Abstract

This article, based on a speech given at Brooklyn Law School, examines the impact that the Uniform Computer Information Transactions Act (UCITA) will have in the international arena. After reviewing the advantages of facilitating information exchange with uniform licensing law, the article looks at the cost to public access interests and to the goal of promoting innovation. In contrast to protection based on copyright, patent, and trade secrecy laws, contractually-imposed obligations are less likely to release information into the public domain and are more likely to bind remote users and to require licensees to forgo particular usages. These obligations can also be made to endure forever, which is not possible in regimes constrained by the limited times provision of the Constitution. Although UCITA is made subject to constitutional preemption analysis and obligations can also be suspended if clearly contrary to public policy, it lacks any guidance to help courts?or contracting parties?to understand the scope of these limitations. The article goes on to argue that in the international context, these problems are exacerbated.
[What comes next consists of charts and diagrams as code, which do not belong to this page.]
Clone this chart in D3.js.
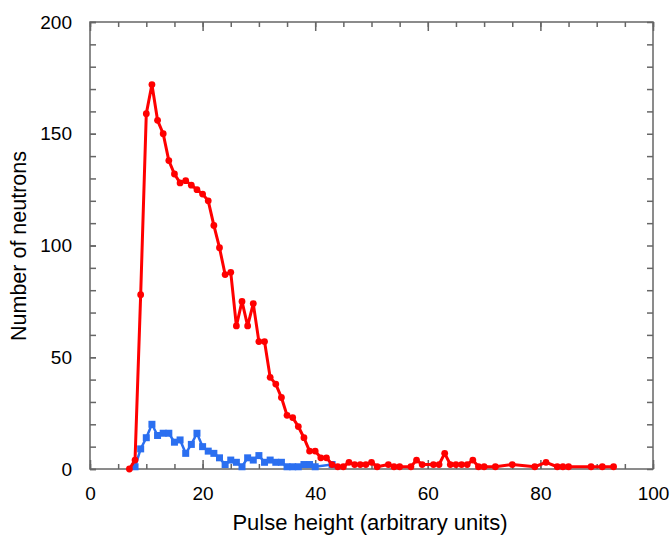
<!DOCTYPE html>
<html>
<head>
<meta charset="utf-8">
<script src="https://cdn.jsdelivr.net/npm/d3@7"></script>
<style>
  body { margin: 0; background: #fff; }
  svg { display: block; font-family: "Liberation Sans", Arial, sans-serif; }
</style>
</head>
<body>
<main></main>
<script>
// red series (circles)
var redX = [7, 8, 9, 10, 11, 12, 13, 14, 15, 16, 17, 18, 19, 20, 21, 22, 23, 24, 25, 26,
    27, 28, 29, 30, 31, 32, 33, 34, 35, 36, 37, 38, 39, 40, 41, 42, 43, 44, 45, 46,
    47, 48, 49, 50, 51, 53, 54, 55, 57, 58, 59, 61, 62, 63, 64, 65, 66, 67, 68, 69,
    70, 72, 75, 79, 81, 83, 84, 85, 89, 91, 93];
var redY = [0, 4, 78, 159, 172, 156, 150, 138, 132, 128, 129, 127, 125, 123, 120, 109, 99, 87, 88, 64,
    75, 64, 74, 57, 57, 41, 38, 32, 24, 23, 19, 14, 8, 8, 5, 5, 2, 1, 1, 3,
    2, 2, 2, 3, 1, 2, 1, 1, 1, 4, 2, 2, 2, 7, 2, 2, 2, 2, 4, 1,
    1, 1, 2, 1, 3, 1, 1, 1, 1, 1, 1];

// blue series (squares)
var blueX = [8, 9, 10, 11, 12, 13, 14, 15, 16, 17, 18, 19, 20, 21, 22, 23, 24, 25, 26, 27,
    28, 29, 30, 31, 32, 33, 34, 35, 36, 37, 38, 39, 40, 43];
var blueY = [1, 9, 14, 20, 15, 16, 16, 12, 13, 7, 11, 16, 10, 8, 7, 5, 2, 4, 3, 1,
    5, 4, 6, 3, 4, 3, 3, 1, 1, 1, 2, 2, 1, 2];

var xMajor = [0, 20, 40, 60, 80, 100];
var yMajor = [0, 50, 100, 150, 200];

var W = 670, H = 537;
var m = {l: 90, r: 17, t: 22, b: 68};
var w = W - m.l - m.r, h = H - m.t - m.b;

var svg = d3.select('main').append('svg')
    .attr('width', W)
    .attr('height', H);

var x = d3.scaleLinear().domain([0, 100]).range([0, w]);
var y = d3.scaleLinear().domain([0, 200]).range([h, 0]);

var g = svg.append('g').attr('transform', 'translate(' + m.l + ',' + m.t + ')');

// ticks on all four sides, pointing inward
const tickStyle = sel => {
    sel.select('.domain').remove();
    sel.selectAll('line').attr('stroke', '#666').attr('stroke-width', 1.5);
    sel.selectAll('text').attr('fill', '#000').style('font-size', '19px');
};

g.append('g').attr('transform', 'translate(0,' + h + ')')
    .call(d3.axisBottom(x).tickValues(d3.range(0, 101, 5)).tickSize(-5).tickFormat(''))
    .call(tickStyle);
g.append('g').attr('transform', 'translate(0,' + h + ')')
    .call(d3.axisBottom(x).tickValues(xMajor).tickSize(-9).tickPadding(18))
    .call(tickStyle);
g.append('g')
    .call(d3.axisTop(x).tickValues(d3.range(0, 101, 5)).tickSize(-5).tickFormat(''))
    .call(tickStyle);
g.append('g')
    .call(d3.axisTop(x).tickValues(xMajor).tickSize(-9).tickFormat(''))
    .call(tickStyle);

g.append('g')
    .call(d3.axisLeft(y).tickValues(d3.range(0, 201, 10)).tickSize(-6).tickFormat(''))
    .call(tickStyle);
g.append('g')
    .call(d3.axisLeft(y).tickValues(yMajor).tickSize(-6).tickPadding(18))
    .call(tickStyle);
g.append('g').attr('transform', 'translate(' + w + ',0)')
    .call(d3.axisRight(y).tickValues(d3.range(0, 201, 10)).tickSize(-6).tickFormat(''))
    .call(tickStyle);

g.append('rect')
    .attr('width', w).attr('height', h)
    .attr('fill', 'none')
    .attr('stroke', '#666')
    .attr('stroke-width', 1.5);

var blue = blueX.map((d, i) => [d, blueY[i]]);
var red = redX.map((d, i) => [d, redY[i]]);
var line = d3.line().x(d => x(d[0])).y(d => y(d[1]));

// blue
g.append('path').datum(blue)
    .attr('d', line)
    .attr('fill', 'none')
    .attr('stroke', '#2b6ff0')
    .attr('stroke-width', 2.5);
g.selectAll('.sq').data(blue).enter().append('rect')
    .attr('x', d => x(d[0]) - 3.5)
    .attr('y', d => y(d[1]) - 3.5)
    .attr('width', 7).attr('height', 7)
    .attr('fill', '#2b6ff0');

// red
g.append('path').datum(red)
    .attr('d', line)
    .attr('fill', 'none')
    .attr('stroke', '#ff0000')
    .attr('stroke-width', 3)
    .attr('stroke-linejoin', 'round');
g.selectAll('.dot').data(red).enter().append('circle')
    .attr('cx', d => x(d[0]))
    .attr('cy', d => y(d[1]))
    .attr('r', 3.4)
    .attr('fill', '#ff0000');

svg.append('text')
    .attr('x', 370)
    .attr('y', 530)
    .attr('text-anchor', 'middle')
    .style('font-size', '22px')
    .text('Pulse height (arbitrary units)');

svg.append('text')
    .attr('transform', 'translate(26,' + 246 + ') rotate(-90)')
    .attr('text-anchor', 'middle')
    .style('font-size', '21.5px')
    .text('Number of neutrons');
</script>
</body>
</html>
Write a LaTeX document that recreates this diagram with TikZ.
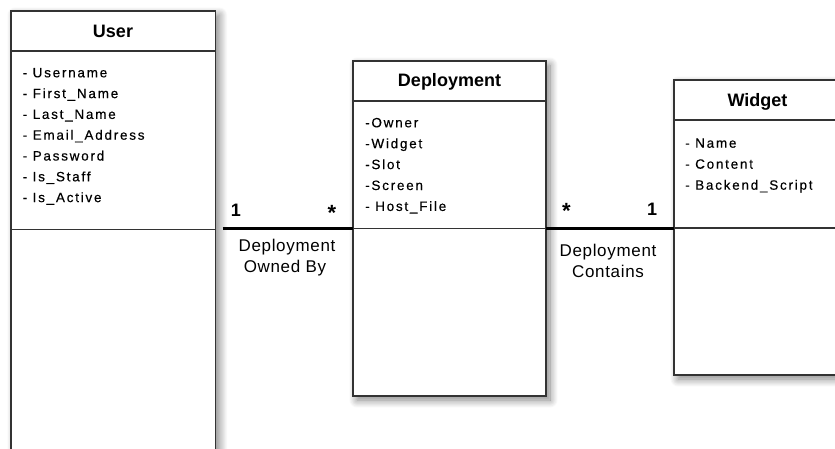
\documentclass[tikz,border=0pt]{standalone}
\usepackage{fontspec}
\setmainfont{Liberation Sans}
\newfontfamily\attrfont[LetterSpace=13,FakeBold=0.4]{Liberation Sans}
\newfontfamily\linkfont[LetterSpace=4]{Liberation Sans}
\usetikzlibrary{shadows.blur}

\tikzset{
  classbox/.style={draw=black!80, line width=1.3pt, fill=white, rectangle,
    anchor=north west, inner sep=0pt, outer sep=0pt,
    blur shadow={shadow xshift=4pt, shadow yshift=-4pt, shadow blur radius=8pt,
      shadow blur steps=14, shadow opacity=50}},
  divider/.style={draw=black!80, line width=1.3pt},
  classname/.style={anchor=base, inner sep=0pt, font=\fontsize{18}{18}\selectfont\bfseries},
  attr/.style={anchor=base west, inner sep=0pt, font=\attrfont\fontsize{13.5}{13.5}\selectfont},
  assoc/.style={draw=black, line width=2.5pt},
  mult/.style={anchor=base, inner sep=0pt, font=\fontsize{18}{18}\selectfont\bfseries},
  star/.style={mult, font=\fontsize{22}{22}\selectfont\bfseries},
  linklabel/.style={anchor=base, inner sep=0pt, font=\linkfont\fontsize{17}{17}\selectfont},
}

\begin{document}
\begin{tikzpicture}[x=1pt,y=-1pt]
\useasboundingbox (0,0) rectangle (835,448);
\clip (0,0) rectangle (835,448);

% class boxes
\node[classbox, minimum width=204.5pt, minimum height=480pt] (user) at (11,11) {};
\node[classbox, minimum width=193pt, minimum height=335pt] (dep) at (353,61) {};
\node[classbox, minimum width=170pt, minimum height=295pt] (widget) at (674,80) {};

% compartment split points
\coordinate (user-head) at (11,51);
\coordinate (user-split) at (11,229.5);
\coordinate (dep-head) at (353,101);
\coordinate (dep-split) at (353,228.5);
\coordinate (widget-head) at (674,120);
\coordinate (widget-split) at (674,228);

\draw[divider] (user-head) -- (user-head -| user.east);
\draw[divider] (user-split) -- (user-split -| user.east);
\draw[divider] (dep-head) -- (dep-head -| dep.east);
\draw[divider] (dep-split) -- (dep-split -| dep.east);
\draw[divider] (widget-head) -- (widget-head -| widget.east);
\draw[divider] (widget-split) -- (widget-split -| widget.east);

% associations
\draw[assoc] (dep-split -| user.east) ++(7,0) -- (dep-split);
\draw[assoc] (dep-split -| dep.east) -- (dep-split -| widget.west);

% class names
\node[classname] (user-name) at (113,37.3) {User};
\node[classname] (dep-name) at (449.5,86.7) {Deployment};
\node[classname] (widget-name) at (757.5,106.7) {Widget};

% attributes
\foreach \t [count=\i] in {- Username, - First\_Name, - Last\_Name, - Email\_Address,
    - Password, - Is\_Staff, - Is\_Active}
  \node[attr] (user-a\i) at (22.5,{77.3+20.8*(\i-1)}) {\t};
\foreach \t [count=\i] in {-Owner, -Widget, -Slot, -Screen, - Host\_File}
  \node[attr] (dep-a\i) at (365,{127.3+20.9*(\i-1)}) {\t};
\foreach \t [count=\i] in {- Name, - Content, - Backend\_Script}
  \node[attr] (widget-a\i) at (685,{147.7+21*(\i-1)}) {\t};

% multiplicities and association names
\node[mult] (m-user) at (236,216.5) {1};
\node[star] (m-dep1) at (332,220) {*};
\node[star] (m-dep2) at (566.5,218) {*};
\node[mult] (m-widget) at (652,215.5) {1};

\node[linklabel] (owned1) at (287,251) {Deployment};
\node[linklabel] (owned2) at (285,272.3) {Owned By};
\node[linklabel] (contains1) at (608,256) {Deployment};
\node[linklabel] (contains2) at (608,277.3) {Contains};
\end{tikzpicture}
\end{document}
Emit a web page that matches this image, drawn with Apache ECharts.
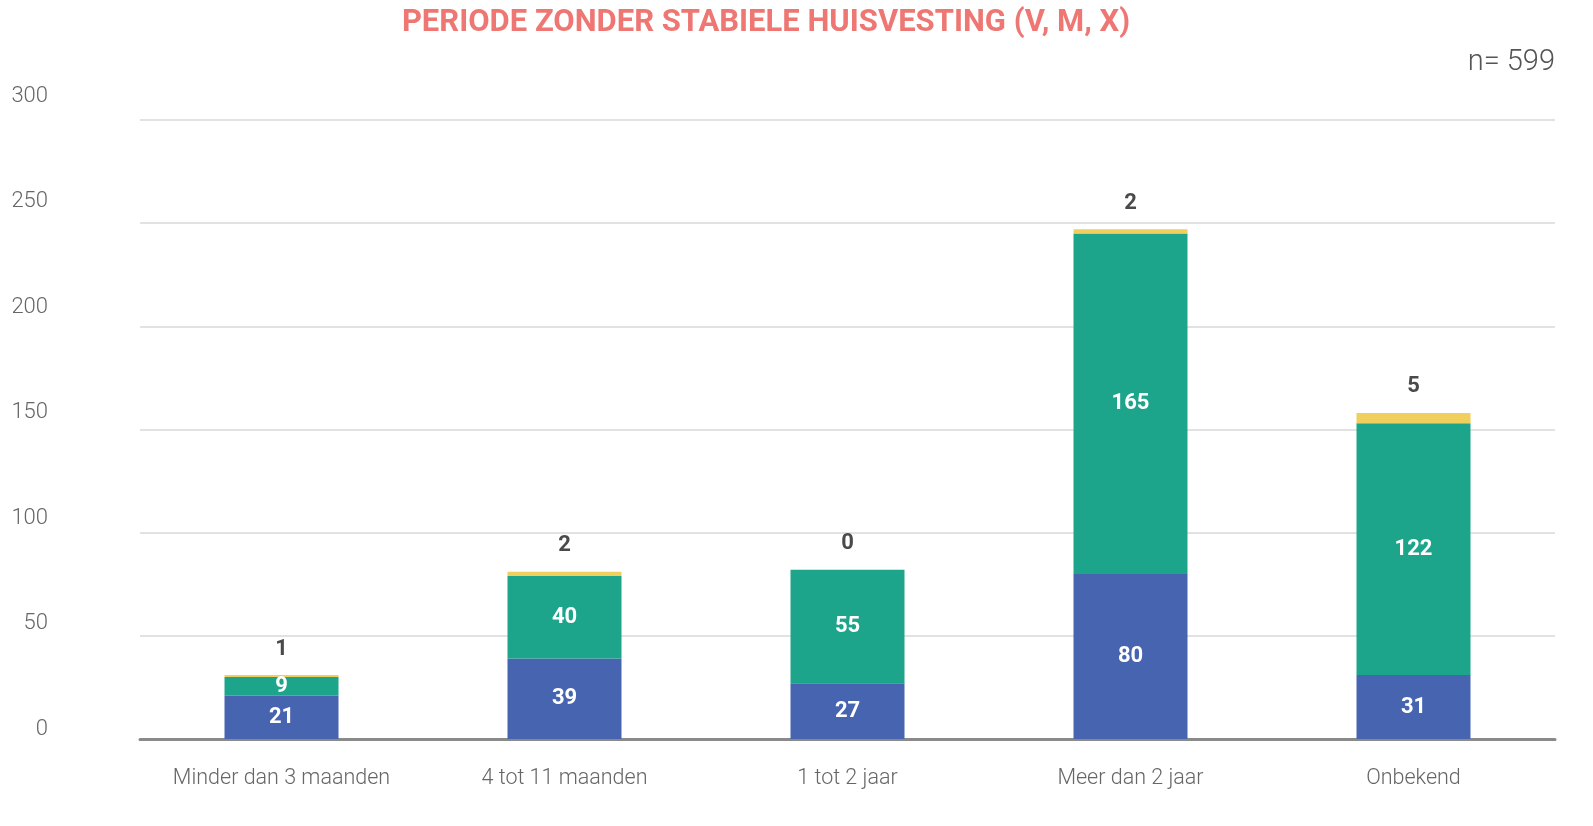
<!DOCTYPE html>
<html>
<head>
<meta charset="utf-8">
<script src="https://cdn.jsdelivr.net/npm/echarts@6/dist/echarts.min.js"></script>
<style>
  html, body { margin: 0; padding: 0; background: #fff; }
  #chart { width: 1593px; height: 826px; }
</style>
</head>
<body>
<div id="chart"></div>
<script>
// categorieen en waarden (V, M, X)
var categories = ['Minder dan 3 maanden', '4 tot 11 maanden', '1 tot 2 jaar', 'Meer dan 2 jaar', 'Onbekend'];
var valuesV = [21, 39, 27, 80, 31];
var valuesM = [9, 40, 55, 165, 122];
var valuesX = [1, 2, 0, 2, 5];
var yTicks = [0, 50, 100, 150, 200, 250, 300];

var FONT = 'Roboto, "Noto Sans", sans-serif';

var chart = echarts.init(document.getElementById('chart'));

var innerLabel = {
    show: true,
    position: 'inside',
    color: '#fff',
    fontFamily: FONT,
    fontWeight: 'bold',
    fontSize: 22
};

var option = {
    animation: false,
    title: {
        text: 'PERIODE ZONDER STABIELE HUISVESTING (V, M, X)',
        left: 761,
        top: 3,
        textAlign: 'center',
        textStyle: {
            color: '#ee7773',
            fontFamily: FONT,
            fontWeight: 'bold',
            fontSize: 31
        }
    },
    graphic: [{
        type: 'text',
        right: 38,
        top: 48,
        style: {
            text: 'n= 599',
            fill: '#555',
            fontFamily: FONT,
            fontWeight: 300,
            fontSize: 29
        }
    }],
    grid: [
        { left: 140, right: 38, top: 120, bottom: 87 },
        // alleen voor de y-labels, die iets hoger staan dan de rasterlijnen
        { left: 56, width: 1, top: 96, bottom: 97 }
    ],
    xAxis: [{
        type: 'category',
        data: categories,
        gridIndex: 0,
        axisTick: { show: false },
        axisLine: { lineStyle: { color: '#8a8a8a', width: 3 } },
        axisLabel: {
            margin: 29,
            color: '#666',
            fontFamily: FONT,
            fontWeight: 300,
            fontSize: 21.5
        }
    }, {
        type: 'category',
        gridIndex: 1,
        data: [''],
        show: false
    }],
    yAxis: [{
        type: 'value',
        gridIndex: 0,
        min: 0,
        max: 300,
        interval: 50,
        axisLabel: { show: false },
        axisLine: { show: false },
        axisTick: { show: false },
        splitLine: { lineStyle: { color: '#e2e2e2', width: 2 } }
    }, {
        type: 'value',
        gridIndex: 1,
        min: yTicks[0],
        max: yTicks[yTicks.length - 1],
        interval: yTicks[1] - yTicks[0],
        axisLine: { show: false },
        axisTick: { show: false },
        splitLine: { show: false },
        axisLabel: {
            margin: 8,
            color: '#666',
            fontFamily: FONT,
            fontWeight: 300,
            fontSize: 22
        }
    }],
    series: [{
        name: 'V',
        type: 'bar',
        stack: 'totaal',
        barWidth: 114,
        data: valuesV,
        itemStyle: { color: '#4764b0' },
        label: innerLabel
    }, {
        name: 'M',
        type: 'bar',
        stack: 'totaal',
        data: valuesM,
        itemStyle: { color: '#1da58c' },
        label: innerLabel
    }, {
        name: 'X',
        type: 'bar',
        stack: 'totaal',
        data: valuesX,
        itemStyle: { color: '#f0cf5c' },
        label: {
            show: true,
            position: 'top',
            distance: 15,
            color: '#4a4a4a',
            fontFamily: FONT,
            fontWeight: 'bold',
            fontSize: 22
        }
    }]
};

chart.setOption(option);
</script>
</body>
</html>
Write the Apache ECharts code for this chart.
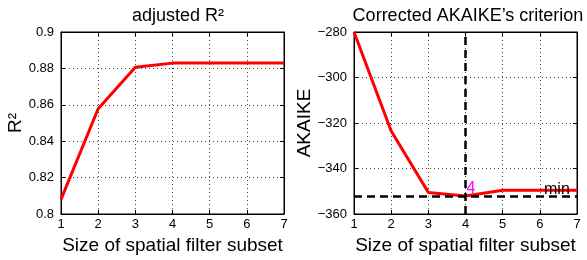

Because UCITA envisions a variety of extraterritorial applications, it may be enforced in the courts of nations that lack firm public policies favoring public access to information, and in courts that do not understand that constitutional preemption analysis as UCITA's primary safeguard for the public domain. The article concludes that UCITA could be substantially improved by adopting its own information policy as an organic part of the document, embedded systematically into its provisions.